The Rose Consort of Viols, on this CD at least, reaches the same elite status as the gamba consorts Fretwork and Phantasm. Though these pieces could no doubt be played on violins and cellos - or saxophones, if you want to push the argument - the Roses leave no doubt for the ears that the gamba is not just a fiddle with frets. The timbre of these gambas is unmistakably different. It's often described as 'silvery', though I don't find it metallic in any way. Gamba overtones just seem to make space for tonal complexities to be heard. Emerging from the 'tenor-structured' musical theory of the late Renaissance, gamba consort music is naturally generous to the bass; the typical quartet 'chest' of gambas used one treble, one tenor and two basses, a formula that Purcell also preferred. Thus the gamba quartet has a dark, meditative, slightly melancholy affect, though Purcell is also capable of lightening the texture with sprightly gigues.

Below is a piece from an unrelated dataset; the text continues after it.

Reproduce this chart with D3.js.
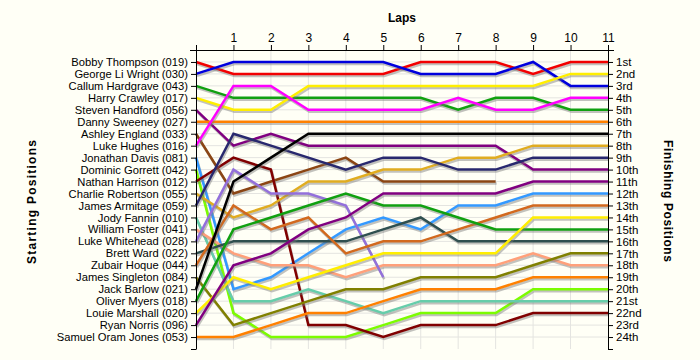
<!DOCTYPE html>
<html>
<head>
<meta charset="utf-8">
<script src="https://cdn.jsdelivr.net/npm/d3@7"></script>
<style>
  body { margin: 0; background: #fffff6; }
  svg text { font-family: "Liberation Sans", Arial, sans-serif; fill: #000; }
  .axis path, .axis line { stroke: #000; }
  .grid line { stroke: #e4e4e0; }
</style>
</head>
<body>
<div id="chart"></div>
<script>
// starting grid, top to bottom
var drivers = [
  "Bobby Thompson (019)", "George Li Wright (030)", "Callum Hardgrave (043)",
  "Harry Crawley (017)", "Steven Handford (056)", "Danny Sweeney (027)",
  "Ashley England (033)", "Luke Hughes (016)", "Jonathan Davis (081)",
  "Dominic Gorrett (042)", "Nathan Harrison (012)", "Charlie Robertson (055)",
  "James Armitage (059)", "Jody Fannin (010)", "William Foster (041)",
  "Luke Whitehead (028)", "Brett Ward (022)", "Zubair Hoque (044)",
  "James Singleton (084)", "Jack Barlow (021)", "Oliver Myers (018)",
  "Louie Marshall (020)", "Ryan Norris (096)", "Samuel Oram Jones (053)"
];

var lineColors = [
  "#f20000", "#0000dd", "#10a010", "#ffee00", "#800080", "#ff8000",
  "#8b4513", "#ff00ff", "#3399ff", "#7cfc00", "#800000", "#e0ac20",
  "#28286e", "#66cdaa", "#ffa07a", "#9370db", "#2f4f4f", "#d2691e",
  "#808000", "#000000", "#10a010", "#ffee00", "#800080", "#ff8000"
];

// position after each lap (lap 0 = grid); shorter rows = retired
var positions = [
  [1, 2, 2, 2, 2, 2, 1, 1, 1, 2, 1, 1],
  [2, 1, 1, 1, 1, 1, 2, 2, 2, 1, 3, 3],
  [3, 4, 4, 4, 4, 4, 4, 5, 4, 4, 5, 5],
  [4, 5, 5, 3, 3, 3, 3, 3, 3, 3, 2, 2],
  [5, 8, 7, 8, 8, 8, 8, 8, 8, 10, 10, 10],
  [6, 6, 6, 6, 6, 6, 6, 6, 6, 6, 6, 6],
  [7, 12, 11, 10, 9, 11, 11, 11, 11],
  [8, 3, 3, 5, 5, 5, 5, 4, 5, 5, 4, 4],
  [9, 20, 19, 17, 15, 14, 15, 13, 13, 12, 12, 12],
  [10, 22, 24, 24, 24, 23, 22, 22, 22, 20, 20, 20],
  [11, 9, 10, 23, 23, 24, 23, 23, 23, 22, 22, 22],
  [12, 14, 13, 11, 11, 10, 10, 9, 9, 8, 8, 8],
  [13, 7, 8, 9, 10, 9, 9, 10, 10, 9, 9, 9],
  [14, 21, 21, 20, 21, 22, 21, 21, 21, 21, 21, 21],
  [15, 17, 18, 18, 19, 18, 18, 18, 18, 17, 18, 18],
  [16, 10, 12, 12, 13, 19],
  [17, 16, 16, 16, 16, 15, 14, 16, 16, 16, 16, 16],
  [18, 13, 15, 14, 17, 16, 16, 15, 14, 13, 13, 13],
  [19, 23, 22, 21, 20, 20, 19, 19, 19, 18, 17, 17],
  [20, 11, 9, 7, 7, 7, 7, 7, 7, 7, 7, 7],
  [21, 15, 14, 13, 12, 13, 13, 14, 15, 15, 15, 15],
  [22, 19, 20, 19, 18, 17, 17, 17, 17, 14, 14, 14],
  [23, 18, 17, 15, 14, 12, 12, 12, 12, 11, 11, 11],
  [24, 24, 23, 22, 22, 21, 20, 20, 20, 19, 19, 19]
];

var laps = d3.range(0, 12);
var finishLabels = [
  "1st", "2nd", "3rd", "4th", "5th", "6th", "7th", "8th", "9th", "10th",
  "11th", "12th", "13th", "14th", "15th", "16th", "17th", "18th", "19th",
  "20th", "21st", "22nd", "23rd", "24th"
];

var chartW = 700, chartH = 360;
var plotL = 196, plotR = 608, plotT = 50, plotB = 349;

var x = d3.scaleLinear().domain([0, 11]).range([plotL, plotR]);
var y = d3.scaleLinear().domain([0, 25]).range([plotT, plotB]);
var slots = d3.range(0, 26);

var svg = d3.select("#chart").append("svg")
  .attr("width", chartW)
  .attr("height", chartH)
  .style("background-color", "#fffff6");

// grid
svg.append("g").attr("class", "grid")
  .selectAll("line").data(laps.slice(1, 11)).enter().append("line")
  .attr("x1", function(d) { return x(d); }).attr("x2", function(d) { return x(d); })
  .attr("y1", plotT).attr("y2", plotB);
svg.append("g").attr("class", "grid")
  .selectAll("line").data(d3.range(1, 25)).enter().append("line")
  .attr("x1", plotL).attr("x2", plotR)
  .attr("y1", function(d) { return y(d); }).attr("y2", function(d) { return y(d); });

var line = d3.line()
  .x(function(d, i) { return x(i); })
  .y(function(d) { return y(d); });

positions.forEach(function(p, i) {
  svg.append("path")
    .attr("d", line(p))
    .attr("fill", "none")
    .attr("stroke", "#777")
    .attr("stroke-opacity", 0.45)
    .attr("stroke-width", 2.5)
    .attr("transform", "translate(1,2)");
  svg.append("path")
    .attr("d", line(p))
    .attr("fill", "none")
    .attr("stroke", lineColors[i])
    .attr("stroke-width", 2.5);
});

// axes
svg.append("g")
  .attr("class", "axis")
  .attr("transform", "translate(0," + plotT + ")")
  .call(d3.axisTop(x).tickValues(laps).tickSize(5).tickSizeOuter(0)
    .tickFormat(function(d) { return d === 0 ? "" : d; }))
  .call(function(g) {
    g.select(".domain").attr("d", "M190,0.5H614");
    g.selectAll("text").attr("font-size", "12px").attr("font-family", null);
  });

svg.append("g")
  .attr("class", "axis")
  .attr("transform", "translate(" + plotL + ",0)")
  .call(d3.axisLeft(y).tickValues(slots).tickSize(5).tickSizeOuter(0)
    .tickFormat(function(d) { return drivers[d - 1] || ""; }))
  .call(function(g) {
    g.selectAll("text").attr("font-size", "11.2px").attr("font-family", null);
  });

svg.append("g")
  .attr("class", "axis")
  .attr("transform", "translate(" + plotR + ",0)")
  .call(d3.axisRight(y).tickValues(slots).tickSize(5).tickSizeOuter(0)
    .tickFormat(function(d) { return finishLabels[d - 1] || ""; }))
  .call(function(g) {
    g.selectAll("text").attr("font-size", "11.5px").attr("font-family", null);
  });

// titles
svg.append("text")
  .attr("x", (plotL + plotR) / 2)
  .attr("y", 22)
  .attr("text-anchor", "middle")
  .attr("font-weight", "bold")
  .attr("font-size", "12px")
  .text("Laps");

svg.append("text")
  .attr("transform", "translate(36,202) rotate(-90)")
  .attr("text-anchor", "middle")
  .attr("font-weight", "bold")
  .attr("font-size", "12px")
  .attr("textLength", 124)
  .attr("lengthAdjust", "spacing")
  .text("Starting Positions");

svg.append("text")
  .attr("transform", "translate(664,201) rotate(90)")
  .attr("text-anchor", "middle")
  .attr("font-weight", "bold")
  .attr("font-size", "12px")
  .attr("textLength", 122)
  .attr("lengthAdjust", "spacing")
  .text("Finishing Positions");
</script>
</body>
</html>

If the whole 16th & 17th C repertoire of the closed consort (music for instruments of the same family) is new to you, you couldn't do better than to introduce yourself to it with this CD by the English Roses."

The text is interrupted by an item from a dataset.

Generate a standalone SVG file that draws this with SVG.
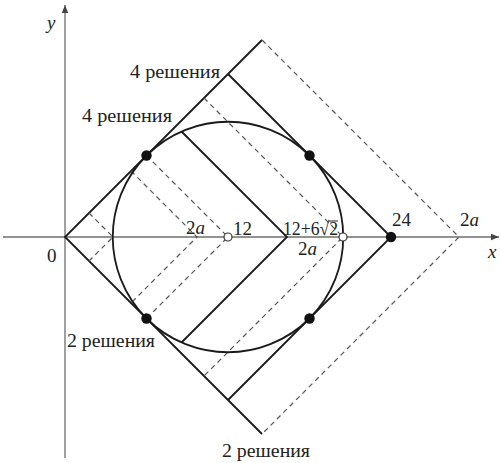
<svg xmlns="http://www.w3.org/2000/svg" width="501" height="463" viewBox="0 0 501 463">
<defs>
<style>
.ax{stroke:#6e6e6e;stroke-width:1.3;fill:none}
.s{stroke:#1a1a1a;stroke-width:1.8;fill:none;stroke-linejoin:miter}
.d{stroke:#555;stroke-width:1.2;fill:none;stroke-dasharray:5 4}
.t{font-size:19px;fill:#222}
.i{font-style:italic}
.dot{fill:#111}
.od{fill:#fff;stroke:#333;stroke-width:1.2}
</style>
<marker id="ah" viewBox="0 0 10 10" refX="10" refY="5" markerWidth="8" markerHeight="8" orient="auto" markerUnits="userSpaceOnUse">
<path d="M0,1 L10,5 L0,9 z" fill="#444"/>
</marker>
</defs>
<rect width="501" height="463" fill="#fff"/>
<g id="axes">
<line class="ax" x1="3" y1="237" x2="499" y2="237" marker-end="url(#ah)"/>
<line class="ax" x1="65" y1="458" x2="65" y2="5" marker-end="url(#ah)"/>
</g>
<g id="connectors">
<polyline class="s" points="262,40 65,237 262,434"/>
<polyline class="s" points="228,74 391,237 228,400"/>
<polyline class="s" points="181.5,131.5 287,237 181.5,342.5"/>
<polyline class="d" points="89,213 113,237 89,261"/>
<polyline class="d" points="131,171 197,237 131,303"/>
<polyline class="d" points="146.5,155.5 228,237 146.5,318.5"/>
<polyline class="d" points="204,98 343,237 204,376"/>
<polyline class="d" points="262,40 459,237 262,434"/>
</g>
<g id="circle">
<circle class="s" cx="228" cy="237" r="115.25"/>
</g>
<g id="points">
<circle class="dot" cx="146.5" cy="155.5" r="5.2"/>
<circle class="dot" cx="146.5" cy="318.5" r="5.2"/>
<circle class="dot" cx="309.5" cy="155.5" r="5.2"/>
<circle class="dot" cx="309.5" cy="318.5" r="5.2"/>
<circle class="dot" cx="391" cy="237" r="5.2"/>
<circle class="od" cx="228" cy="237" r="4"/>
<circle class="od" cx="343" cy="237" r="4"/>
</g>
<g id="labels" font-family="'Liberation Serif', 'DejaVu Serif', serif">
<text class="t i" x="47" y="29">y</text>
<text class="t" x="47" y="262">0</text>
<text class="t" x="130" y="78" textLength="90" lengthAdjust="spacingAndGlyphs">4 решения</text>
<text class="t" x="82" y="122" textLength="90" lengthAdjust="spacingAndGlyphs">4 решения</text>
<text class="t" x="67" y="347" textLength="88" lengthAdjust="spacingAndGlyphs">2 решения</text>
<text class="t" x="222" y="457" textLength="88" lengthAdjust="spacingAndGlyphs">2 решения</text>
<text class="t" x="186" y="234">2<tspan class="i">a</tspan></text>
<text class="t" x="233" y="235">12</text>
<text class="t" x="283" y="235" textLength="55" lengthAdjust="spacingAndGlyphs">12+6√2</text>
<line x1="328" y1="221" x2="338" y2="221" stroke="#222" stroke-width="1"/>
<text class="t" x="298" y="255">2<tspan class="i">a</tspan></text>
<text class="t" x="392" y="226">24</text>
<text class="t" x="460" y="226">2<tspan class="i">a</tspan></text>
<text class="t i" x="488" y="258">x</text>
</g>
</svg>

Beautiful and expressive performances
Steven Guy | Croydon, South Australia | 11/24/2006
(5 out of 5 stars)
"This is a superb (and cheap!) recording of some of Purcell's most beautiful, expressive and intimate music. Whilst France was watching big operas with big orchestras, Italians were writing operas and concertos and the Germans and Australians were making very exciting music with strings, brass and woodwind, the English were still composing viol consorts! It is as if the "Renaissance" didn't end in England until sometime late in the 17th century!
However, rather than remaining stuck in the past, music in England continued to develop in its own unique way. Purcell's viol consorts are not inferior to the concerti grossi of his Italian contemporary, Arcangelo Corelli, in any way, even though they are ostensively composed in a style which was already obsolete in Italy even in Monteverdi's time 80 years earlier!
These works are beautiful, strange, lyrical and sublime and quite unlike any other music from this period in history. Yes, Henry Purcell was a musical genius.
There is nothing cheap about this recording. It would still be amongst the best interpretations of these works, and a potential first choice, even if this recording was at a normal full price."
Masterpieces from Purcell's 21st year.
John Austin | Kangaroo Ground, Australia | 04/01/2004
(5 out of 5 stars)
"Purcell's lean and clean musical language is already recognizable in these wonderful works that date from 1680. The 12 fantazias, each about two pages long, are not played in numerical order here, and there are three other similar pieces for consort of viols shuffled in amongst them, providing a CD of 53 minutes duration. The sound of a consort of viols can sometimes be grating and strident. Everything here falls easily on the year. The famed English group, the Rose Consort of Viols, plays with searching intensity, finding the special character in each of these works, and the group's leader, John Bryan, provides the annotations."